Being outsiders to the chemicals and materials industry was uncomfortable at first. But it also came with an unexpected advantage. Not having inherited assumptions made it easier to question things that would otherwise fall into the category of how things have always been done. That freedom helped shape how we wanted to approach materials and manufacturing, even if it made the early phase slower and more painful.
The geographical shift back to India introduced its own layer of complexity. Things here move slower than what I was used to in the US, especially in the early stages. Infrastructure, procurement, coordination, and execution required more persistence than expected. At the same time, now that our lab and pilot operations are built and running in Bengaluru, it is clear that we can do significantly more with the same quantum of capital and resources here than we could in many other geographies. That leverage compounds once the fundamentals are in place, and it has reinforced why building altM here made sense.
There has not been a single silver bullet that has made altM work so far. Progress has come from hundreds of small, often unglamorous decisions taken consistently over time. Even with our limited history as a company, we now have a growing list of contacts, suppliers, contractors, reference points, and hard-earned experience on what it takes to build a deeptech hardware startup, a team, a lab, and a pilot plant in India.

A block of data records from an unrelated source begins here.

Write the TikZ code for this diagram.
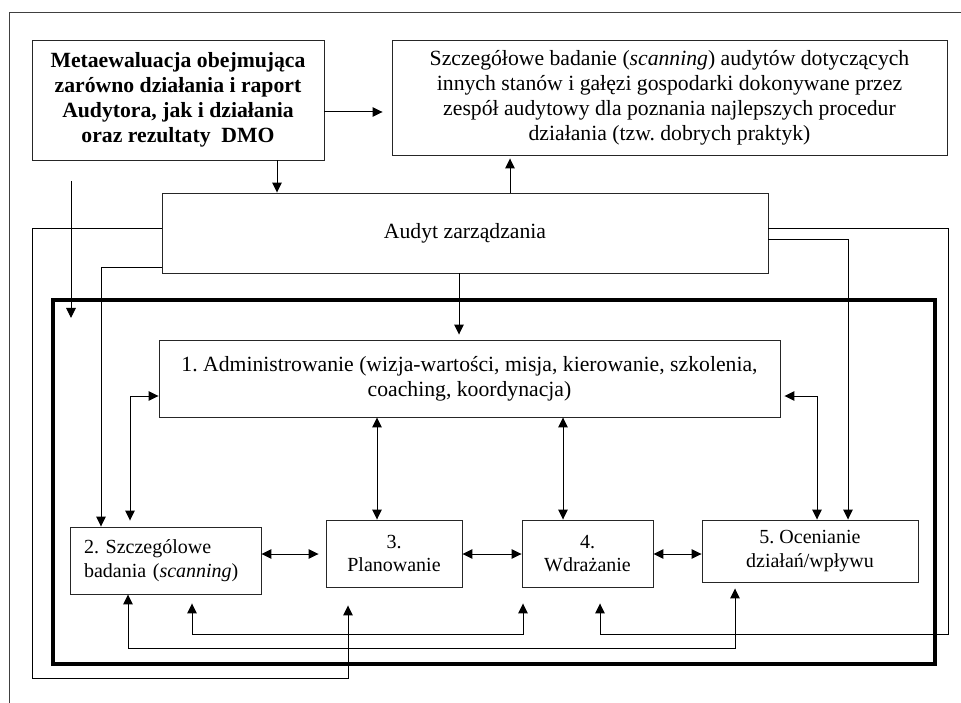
\documentclass[tikz,border=0pt]{standalone}
\usepackage{fontspec}
\setmainfont{Liberation Serif}
\usetikzlibrary{arrows.meta}
\frenchspacing
\begin{document}
\begin{tikzpicture}[x=1pt,y=-1pt,
  box/.style={draw=black!85, line width=0.9pt, inner sep=0pt, align=center,
    font=\fontsize{21.7pt}{25pt}\selectfont},
  metabox/.style={box, font=\fontsize{21.7pt}{25pt}\selectfont\bfseries},
  smallbox/.style={box, font=\fontsize{20pt}{23.5pt}\selectfont},
  wire/.style={line width=1pt},
  arr/.style={wire, -{Triangle[length=10pt,width=9.5pt]}},
  dblarr/.style={wire, {Triangle[length=10pt,width=9.5pt]}-{Triangle[length=10pt,width=9.5pt]}},
]
\useasboundingbox (0,0) rectangle (961,703);

% page frame (top and left edges)
\draw[line width=1pt, black!75] (9,703) -- (9,13) -- (961,13);

% upper boxes
\node[metabox, minimum width=292pt, minimum height=120pt] (meta) at (178,100)
  {Metaewaluacja obejmująca\\zarówno działania i raport\\Audytora, jak i działania\\oraz rezultaty\ \ DMO};
\node[box, minimum width=555pt, minimum height=115pt] (scan) at (669.5,97.5)
  {Szczegółowe badanie (\textit{scanning}) audytów dotyczących\\innych stanów i gałęzi gospodarki dokonywane przez\\zespół audytowy dla poznania najlepszych procedur\\działania (tzw. dobrych praktyk)};
\node[box, minimum width=606pt, minimum height=80pt] (audit) at (465,233) {Audyt zarządzania};

% heavy frame around the management cycle
\node[draw, line width=4pt, inner sep=0pt, minimum width=882pt, minimum height=363.5pt] (core) at (494,481.75) {};

% cycle boxes
\node[box, minimum width=621pt, minimum height=77pt] (admin) at (469.5,378.5)
  {1. Administrowanie (wizja-wartości, misja, kierowanie, szkolenia,\\coaching, koordynacja)};
\node[smallbox, minimum width=191pt, minimum height=67pt, text width=163pt, inner xsep=14pt, align=left] (szcz) at (165.5,560.5)
  {2. Szczególowe\\badania (\textit{scanning})};
\node[smallbox, minimum width=136pt, minimum height=67pt] (plan) at (394,553.5) {3.\\Planowanie};
\node[smallbox, minimum width=131pt, minimum height=67pt] (wdr) at (587.5,553.5) {4.\\Wdrażanie};
\node[smallbox, minimum width=216pt, minimum height=62pt] (ocen) at (810,551) {5. Ocenianie\\działań/wpływu};

% connectors among the upper boxes
\draw[arr, shorten >=9pt] (meta.east |- 0,112) -- (scan.west |- 0,112);
\draw[arr] (meta.south -| 277,0) -- (audit.north -| 277,0);
\draw[arr, shorten >=3pt] (audit.north -| 510,0) -- (scan.south -| 510,0);
\coordinate (dropTop) at (71,181);
\coordinate (dropEnd) at (71,318);
\draw[arr] (dropTop) -- (dropEnd);

% feedback lines leaving the audit box
\draw[arr, shorten >=18pt] (audit.west |- 0,229) -| (32,678) -| (plan.south -| 348,0);
\draw[arr] (audit.west |- 0,268) -| (szcz.north -| 101,0);
\draw[arr, shorten >=5pt] (audit.south -| 459,0) -- (admin.north -| 459,0);
\draw[arr, shorten >=16pt] (audit.east |- 0,229) -| (948,634) -| (wdr.south -| 600,0);
\draw[arr] (audit.east |- 0,240) -| (ocen.north -| 848,0);

% links inside the cycle
\draw[dblarr, shorten >=6pt] (admin.west |- 0,396) -| (szcz.north -| 130,0);
\draw[dblarr, shorten <=4pt] (admin.east |- 0,396) -| (ocen.north -| 817,0);
\draw[dblarr] (admin.south -| 377,0) -- (plan.north -| 377,0);
\draw[dblarr] (admin.south -| 563,0) -- (wdr.north -| 563,0);
\draw[dblarr, shorten >=7pt] (szcz.east |- 0,554) -- (plan.west |- 0,554);
\draw[dblarr] (plan.east |- 0,554) -- (wdr.west |- 0,554);
\draw[dblarr] (wdr.east |- 0,554) -- (ocen.west |- 0,554);
\draw[dblarr, shorten >=6pt] (szcz.south -| 128,0) -- (128,648) -| (ocen.south -| 735,0);
\draw[dblarr, shorten <=9pt, shorten >=16pt] (szcz.south -| 192,0) -- (192,634) -| (wdr.south -| 523,0);
\end{tikzpicture}
\end{document}
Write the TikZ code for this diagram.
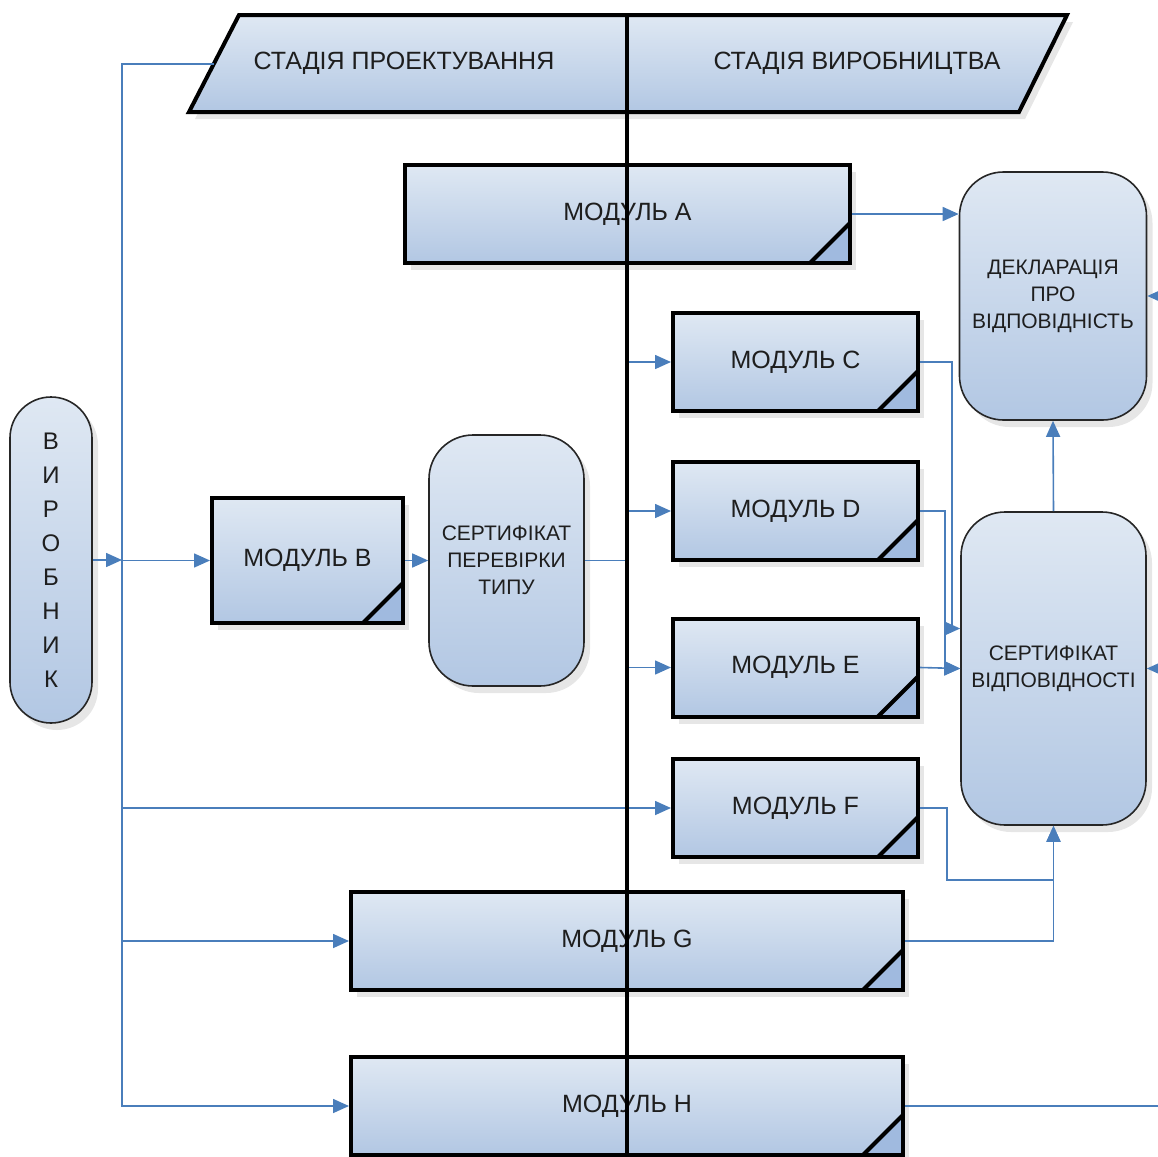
\documentclass[tikz,border=0pt]{standalone}
\usepackage{fontspec}
\setmainfont{Liberation Sans}
\usetikzlibrary{arrows.meta, positioning, shadows, calc}

\definecolor{boxtop}{HTML}{DFE8F3}
\definecolor{boxbot}{HTML}{B2C7E3}
\definecolor{foldblue}{HTML}{A0BADF}
\definecolor{linkblue}{HTML}{4A7EBB}
\definecolor{inkgray}{HTML}{1E1E1E}

\begin{document}
\begin{tikzpicture}[x=0.5pt, y=-0.5pt, >={Triangle[length=8pt, width=7pt]},
    bluefill/.style={top color=boxtop, bottom color=boxbot,
        drop shadow={opacity=0.2, shadow xshift=3pt, shadow yshift=-3.5pt}},
    modulebox/.style={rectangle, bluefill, draw=black, line width=2pt,
        minimum height=49pt, text=inkgray, font=\fontsize{12.5}{15}\selectfont,
        path picture={
            \fill[foldblue] (path picture bounding box.south east) -- ++(-20pt,0) -- ++(20pt,20pt) -- cycle;
            \draw[line width=2pt] (path picture bounding box.south east) ++(-20pt,0) -- ++(20pt,20pt);
        }},
    docbox/.style={rectangle, rounded corners=22pt, bluefill, draw=black!85,
        line width=0.8pt, align=center, text=inkgray, font=\fontsize{10.5}{13.5}\selectfont},
    link/.style={draw=linkblue, line width=0.8pt}]

    \useasboundingbox (0,0) rectangle (1158,1157);

    % stages
    \draw[bluefill, draw=black, line width=2pt] (239,15) -- (1067,15) -- (1019,112) -- (189,112) -- cycle;
    \node (design) at (404,63) [text=inkgray, font=\fontsize{12.5}{15}\selectfont] {СТАДІЯ ПРОЕКТУВАННЯ};
    \node (production) at (857,63) [text=inkgray, font=\fontsize{12.5}{15}\selectfont] {СТАДІЯ ВИРОБНИЦТВА};
    \coordinate (stagein) at (214,64);

    % modules
    \node (modA) at (627.5,214) [modulebox, minimum width=222.5pt] {МОДУЛЬ А};
    \node (modB) at (307.5,560.5) [modulebox, minimum width=95.5pt, minimum height=62.5pt] {МОДУЛЬ В};
    \node (modC) at (795.5,362) [modulebox, minimum width=122.5pt] {МОДУЛЬ С};
    \node (modD) at (795.5,511) [modulebox, minimum width=122.5pt] {МОДУЛЬ D};
    \node (modE) at (795.5,667.5) [modulebox, minimum width=122.5pt] {МОДУЛЬ E};
    \node (modF) at (795.5,808) [modulebox, minimum width=122.5pt] {МОДУЛЬ F};
    \node (modG) at (627,941) [modulebox, minimum width=276pt] {МОДУЛЬ G};
    \node (modH) at (627,1106) [modulebox, minimum width=276pt] {МОДУЛЬ H};

    % documents
    \node (maker) at (51,560) [docbox, rounded corners=20.5pt, minimum width=41pt, minimum height=163pt,
        font=\fontsize{12}{17}\selectfont] {В\\И\\Р\\О\\Б\\Н\\И\\К};
    \node (typecert) at (506.5,560.5) [docbox, minimum width=77.5pt, minimum height=125.5pt] {СЕРТИФІКАТ\\ПЕРЕВІРКИ\\ТИПУ};
    \node (decl) at (1053,296) [docbox, minimum width=93.5pt, minimum height=124pt] {ДЕКЛАРАЦІЯ\\ПРО\\ВІДПОВІДНІСТЬ};
    \node (cert) at (1053.5,668.5) [docbox, minimum width=92.5pt, minimum height=156.5pt] {СЕРТИФІКАТ\\ВІДПОВІДНОСТІ};

    % left bus
    \coordinate (bus) at (122,64);
    \draw[link, ->] (stagein) -- (bus) |- (modH.west);
    \draw[link, ->] (bus |- modF.west) -- (modF.west);
    \draw[link, ->] (bus |- modG.west) -- (modG.west);
    \draw[link, ->] (maker.east) -- (bus |- maker.east);
    \draw[link, ->] (bus |- modB.west) -- (modB.west);
    \draw[link, ->] (modB.east) -- (typecert.west);

    % production branch
    \coordinate (split) at (627,560.5);
    \draw[link] (typecert.east) -- (split);
    \draw[link, ->] (split) |- (modC.west);
    \draw[link, ->] (split) |- (modD.west);
    \draw[link, ->] (split) |- (modE.west);

    % to documents
    \draw[link, ->] (modA.east) -- (modA.east -| decl.west);
    \draw[link, ->] (modC.east) -- ++(32,0) |- ($(cert.west)+(0,-40)$);
    \draw[link, ->] (modD.east) -- ++(25,0) |- (cert.west);
    \draw[link, ->] (modE.east) -- (cert.west);
    \draw[link, ->] (modF.east) -- ++(27,0) -- ++(0,72) -| (cert.south);
    \draw[link, ->] (modG.east) -| (cert.south);
    \draw[link, ->] (cert.north) -- (decl.south);

    % from outside the frame
    \coordinate (declout) at (1170,296);
    \coordinate (certout) at (1170,668.5);
    \coordinate (hout) at (1170,1106);
    \draw[link, ->] (declout) -- (decl.east);
    \draw[link, ->] (certout) -- (cert.east);
    \draw[link] (modH.east) -- (hout);

    % divider
    \draw[line width=1.6pt] (627,15) -- (627,1170);
\end{tikzpicture}
\end{document}
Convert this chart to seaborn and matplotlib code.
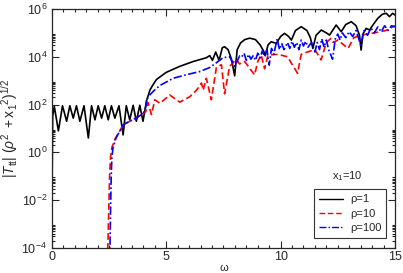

I am sure my perspective on this journey will continue to evolve over the coming years. It already has. Much of how I think about building today is still shaped by the people and teams I worked with in the US, and I remain grateful for those experiences. Building altM has not been about replacing one worldview with another, but about combining them and learning where each applies best.
If any of this is useful to others attempting a similar transition, across industries or geographies, we are always open to sharing what we have learned. The goal should be to maximize collective time spent solving real engineering and business problems, rather than repeatedly rediscovering administrative or structural lessons. That is what will be required to reinvent industries that have not meaningfully changed in decades.